Beverly Michelle Padgett, from Portland, Tennessee, is Founder’s Medalist for the School of Nursing and is graduating with a master of science in nursing. Padgett graduated magna cum laude from Tennessee State University in 1997 and spent more than 15 years as a registered nurse at Vanderbilt University Medical Center. Padgett said she found returning to school for her master’s degree challenging, but her courses and clinical study helped her to discover a new passion and direction—to be a nursing leader. During practicums at VUMC, she researched and developed nurse retention plans and patient post-discharge models that the Medical Center later implemented. Her quality-improvement research for a nurse residency program improved participation and reduced the program’s cost. Currently, Padgett works in VUMC’s Nursing Education and Professional Development office and plans to pursue further leadership positions and perhaps a doctor of nursing practice degree.

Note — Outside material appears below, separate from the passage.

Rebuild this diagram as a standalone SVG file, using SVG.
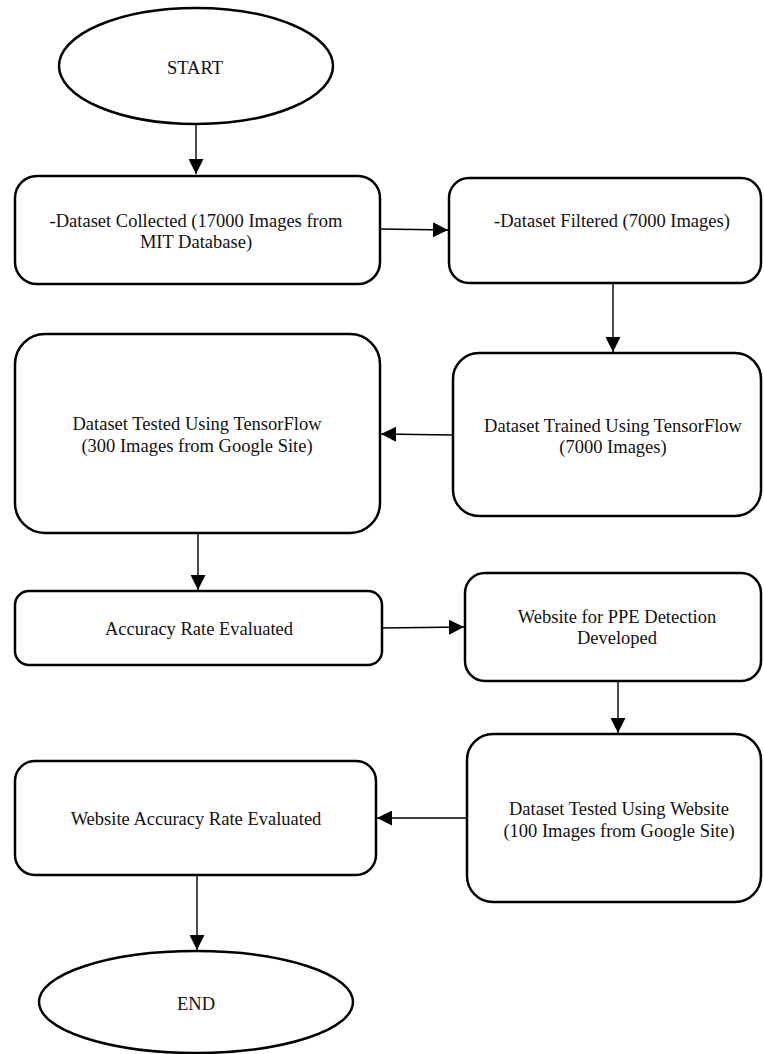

Samantha Gridley Haley, from Milton, Georgia, is Founder’s Medalist for the School of Medicine and is graduating with a doctor of medicine and a certificate in LGBT health. Haley entered medical school with a bachelor’s in English and an interest in social and behavioral determinants of health, but it was during her medical school rotation in adolescent medicine that she found her niche. Through this field—which combines primary care, sexual health and mental health—she plans to care for patients at an age when they are molding their self-identity and making choices that can cement into lifelong habits. She has a special interest in providing compassionate, equitable care for LGBT youth. As a medical student, she served as a fellow of the Cal Turner Program for Moral Leadership in the Professions, completed the Vanderbilt Program for Interprofessional Learning and led numerous student organizations. Her research on barriers to health care for transgender youth earned her the Society for Pediatric Research Student Research Award, which is granted to three medical students each year. Haley also published multiple award-winning essays as a medical student and was inducted into both Alpha Omega Alpha and the Gold Humanism Honor Society. She plans to complete her pediatric residency at Seattle Children’s Hospital and then pursue fellowship training in adolescent medicine.